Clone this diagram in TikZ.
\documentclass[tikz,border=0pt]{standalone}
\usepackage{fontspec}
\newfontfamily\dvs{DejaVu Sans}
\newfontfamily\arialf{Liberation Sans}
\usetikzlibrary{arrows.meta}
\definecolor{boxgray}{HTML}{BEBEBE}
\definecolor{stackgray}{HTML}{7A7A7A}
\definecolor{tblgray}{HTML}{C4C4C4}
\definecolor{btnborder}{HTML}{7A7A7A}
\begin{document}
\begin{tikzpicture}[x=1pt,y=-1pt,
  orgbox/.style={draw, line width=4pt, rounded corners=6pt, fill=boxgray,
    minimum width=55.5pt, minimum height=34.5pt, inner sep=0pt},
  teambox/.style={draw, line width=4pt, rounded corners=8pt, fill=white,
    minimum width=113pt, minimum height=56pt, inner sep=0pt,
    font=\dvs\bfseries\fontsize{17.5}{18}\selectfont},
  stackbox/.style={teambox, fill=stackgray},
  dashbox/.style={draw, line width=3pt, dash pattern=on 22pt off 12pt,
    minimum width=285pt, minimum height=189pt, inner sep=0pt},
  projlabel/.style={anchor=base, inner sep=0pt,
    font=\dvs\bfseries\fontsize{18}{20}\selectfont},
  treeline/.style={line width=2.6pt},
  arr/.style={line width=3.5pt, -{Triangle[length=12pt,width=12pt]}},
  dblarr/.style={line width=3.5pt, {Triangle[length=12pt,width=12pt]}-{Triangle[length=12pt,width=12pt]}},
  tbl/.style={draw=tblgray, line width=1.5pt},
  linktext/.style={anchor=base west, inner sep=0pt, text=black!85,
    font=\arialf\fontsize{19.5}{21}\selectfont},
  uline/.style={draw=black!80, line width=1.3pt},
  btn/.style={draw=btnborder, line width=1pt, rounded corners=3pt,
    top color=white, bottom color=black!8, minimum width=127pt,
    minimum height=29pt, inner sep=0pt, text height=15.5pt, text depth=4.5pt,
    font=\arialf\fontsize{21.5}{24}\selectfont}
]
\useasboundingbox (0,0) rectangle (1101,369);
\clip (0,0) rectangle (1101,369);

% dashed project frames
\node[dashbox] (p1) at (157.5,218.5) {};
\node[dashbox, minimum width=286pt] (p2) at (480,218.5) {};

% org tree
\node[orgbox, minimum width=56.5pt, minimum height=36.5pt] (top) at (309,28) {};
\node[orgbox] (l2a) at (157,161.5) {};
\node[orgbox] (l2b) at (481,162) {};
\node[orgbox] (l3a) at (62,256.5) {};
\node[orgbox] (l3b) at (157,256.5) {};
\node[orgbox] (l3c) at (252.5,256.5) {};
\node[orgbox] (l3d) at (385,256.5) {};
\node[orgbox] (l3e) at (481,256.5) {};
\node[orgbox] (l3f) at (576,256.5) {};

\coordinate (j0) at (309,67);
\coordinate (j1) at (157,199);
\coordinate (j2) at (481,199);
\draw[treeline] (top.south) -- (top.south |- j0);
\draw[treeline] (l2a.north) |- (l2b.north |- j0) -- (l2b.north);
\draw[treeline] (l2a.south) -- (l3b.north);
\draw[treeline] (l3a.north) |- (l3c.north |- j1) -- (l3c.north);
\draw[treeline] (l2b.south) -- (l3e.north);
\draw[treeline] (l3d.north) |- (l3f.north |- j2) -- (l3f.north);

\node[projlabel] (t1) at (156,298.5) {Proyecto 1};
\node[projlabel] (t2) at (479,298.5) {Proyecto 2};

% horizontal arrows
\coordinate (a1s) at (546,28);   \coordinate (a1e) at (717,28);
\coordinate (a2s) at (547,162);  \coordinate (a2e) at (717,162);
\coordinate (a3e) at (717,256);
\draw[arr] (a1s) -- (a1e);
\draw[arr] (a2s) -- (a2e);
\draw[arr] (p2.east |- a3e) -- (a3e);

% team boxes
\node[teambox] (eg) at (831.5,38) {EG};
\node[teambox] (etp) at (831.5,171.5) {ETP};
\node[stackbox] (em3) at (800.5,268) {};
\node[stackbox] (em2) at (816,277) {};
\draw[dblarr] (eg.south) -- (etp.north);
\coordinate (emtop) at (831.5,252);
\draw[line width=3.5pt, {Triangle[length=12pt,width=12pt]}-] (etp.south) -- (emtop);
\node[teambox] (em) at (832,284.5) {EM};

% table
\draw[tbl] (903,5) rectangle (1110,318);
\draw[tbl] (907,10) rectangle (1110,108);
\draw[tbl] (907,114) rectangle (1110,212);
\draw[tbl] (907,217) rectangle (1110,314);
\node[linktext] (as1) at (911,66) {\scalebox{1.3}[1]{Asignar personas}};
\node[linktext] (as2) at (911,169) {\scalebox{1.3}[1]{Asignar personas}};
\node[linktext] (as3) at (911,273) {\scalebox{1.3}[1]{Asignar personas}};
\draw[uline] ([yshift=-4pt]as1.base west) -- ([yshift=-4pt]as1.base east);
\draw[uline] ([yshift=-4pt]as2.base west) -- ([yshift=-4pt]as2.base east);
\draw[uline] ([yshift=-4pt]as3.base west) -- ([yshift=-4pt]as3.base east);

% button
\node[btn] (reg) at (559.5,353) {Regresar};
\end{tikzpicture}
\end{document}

━━━━━━━━

» **PROBLEM TO SOLVE**:
Give back all the data exactly as written.

» **ANSWER FOR THE TASK**:
Clone this diagram in TikZ.
\documentclass[tikz,border=0pt]{standalone}
\usepackage{fontspec}
\newfontfamily\dvs{DejaVu Sans}
\newfontfamily\arialf{Liberation Sans}
\usetikzlibrary{arrows.meta}
\definecolor{boxgray}{HTML}{BEBEBE}
\definecolor{stackgray}{HTML}{7A7A7A}
\definecolor{tblgray}{HTML}{C4C4C4}
\definecolor{btnborder}{HTML}{7A7A7A}
\begin{document}
\begin{tikzpicture}[x=1pt,y=-1pt,
  orgbox/.style={draw, line width=4pt, rounded corners=6pt, fill=boxgray,
    minimum width=55.5pt, minimum height=34.5pt, inner sep=0pt},
  teambox/.style={draw, line width=4pt, rounded corners=8pt, fill=white,
    minimum width=113pt, minimum height=56pt, inner sep=0pt,
    font=\dvs\bfseries\fontsize{17.5}{18}\selectfont},
  stackbox/.style={teambox, fill=stackgray},
  dashbox/.style={draw, line width=3pt, dash pattern=on 22pt off 12pt,
    minimum width=285pt, minimum height=189pt, inner sep=0pt},
  projlabel/.style={anchor=base, inner sep=0pt,
    font=\dvs\bfseries\fontsize{18}{20}\selectfont},
  treeline/.style={line width=2.6pt},
  arr/.style={line width=3.5pt, -{Triangle[length=12pt,width=12pt]}},
  dblarr/.style={line width=3.5pt, {Triangle[length=12pt,width=12pt]}-{Triangle[length=12pt,width=12pt]}},
  tbl/.style={draw=tblgray, line width=1.5pt},
  linktext/.style={anchor=base west, inner sep=0pt, text=black!85,
    font=\arialf\fontsize{19.5}{21}\selectfont},
  uline/.style={draw=black!80, line width=1.3pt},
  btn/.style={draw=btnborder, line width=1pt, rounded corners=3pt,
    top color=white, bottom color=black!8, minimum width=127pt,
    minimum height=29pt, inner sep=0pt, text height=15.5pt, text depth=4.5pt,
    font=\arialf\fontsize{21.5}{24}\selectfont}
]
\useasboundingbox (0,0) rectangle (1101,369);
\clip (0,0) rectangle (1101,369);

% dashed project frames
\node[dashbox] (p1) at (157.5,218.5) {};
\node[dashbox, minimum width=286pt] (p2) at (480,218.5) {};

% org tree
\node[orgbox, minimum width=56.5pt, minimum height=36.5pt] (top) at (309,28) {};
\node[orgbox] (l2a) at (157,161.5) {};
\node[orgbox] (l2b) at (481,162) {};
\node[orgbox] (l3a) at (62,256.5) {};
\node[orgbox] (l3b) at (157,256.5) {};
\node[orgbox] (l3c) at (252.5,256.5) {};
\node[orgbox] (l3d) at (385,256.5) {};
\node[orgbox] (l3e) at (481,256.5) {};
\node[orgbox] (l3f) at (576,256.5) {};

\coordinate (j0) at (309,67);
\coordinate (j1) at (157,199);
\coordinate (j2) at (481,199);
\draw[treeline] (top.south) -- (top.south |- j0);
\draw[treeline] (l2a.north) |- (l2b.north |- j0) -- (l2b.north);
\draw[treeline] (l2a.south) -- (l3b.north);
\draw[treeline] (l3a.north) |- (l3c.north |- j1) -- (l3c.north);
\draw[treeline] (l2b.south) -- (l3e.north);
\draw[treeline] (l3d.north) |- (l3f.north |- j2) -- (l3f.north);

\node[projlabel] (t1) at (156,298.5) {Proyecto 1};
\node[projlabel] (t2) at (479,298.5) {Proyecto 2};

% horizontal arrows
\coordinate (a1s) at (546,28);   \coordinate (a1e) at (717,28);
\coordinate (a2s) at (547,162);  \coordinate (a2e) at (717,162);
\coordinate (a3e) at (717,256);
\draw[arr] (a1s) -- (a1e);
\draw[arr] (a2s) -- (a2e);
\draw[arr] (p2.east |- a3e) -- (a3e);

% team boxes
\node[teambox] (eg) at (831.5,38) {EG};
\node[teambox] (etp) at (831.5,171.5) {ETP};
\node[stackbox] (em3) at (800.5,268) {};
\node[stackbox] (em2) at (816,277) {};
\draw[dblarr] (eg.south) -- (etp.north);
\coordinate (emtop) at (831.5,252);
\draw[line width=3.5pt, {Triangle[length=12pt,width=12pt]}-] (etp.south) -- (emtop);
\node[teambox] (em) at (832,284.5) {EM};

% table
\draw[tbl] (903,5) rectangle (1110,318);
\draw[tbl] (907,10) rectangle (1110,108);
\draw[tbl] (907,114) rectangle (1110,212);
\draw[tbl] (907,217) rectangle (1110,314);
\node[linktext] (as1) at (911,66) {\scalebox{1.3}[1]{Asignar personas}};
\node[linktext] (as2) at (911,169) {\scalebox{1.3}[1]{Asignar personas}};
\node[linktext] (as3) at (911,273) {\scalebox{1.3}[1]{Asignar personas}};
\draw[uline] ([yshift=-4pt]as1.base west) -- ([yshift=-4pt]as1.base east);
\draw[uline] ([yshift=-4pt]as2.base west) -- ([yshift=-4pt]as2.base east);
\draw[uline] ([yshift=-4pt]as3.base west) -- ([yshift=-4pt]as3.base east);

% button
\node[btn] (reg) at (559.5,353) {Regresar};
\end{tikzpicture}
\end{document}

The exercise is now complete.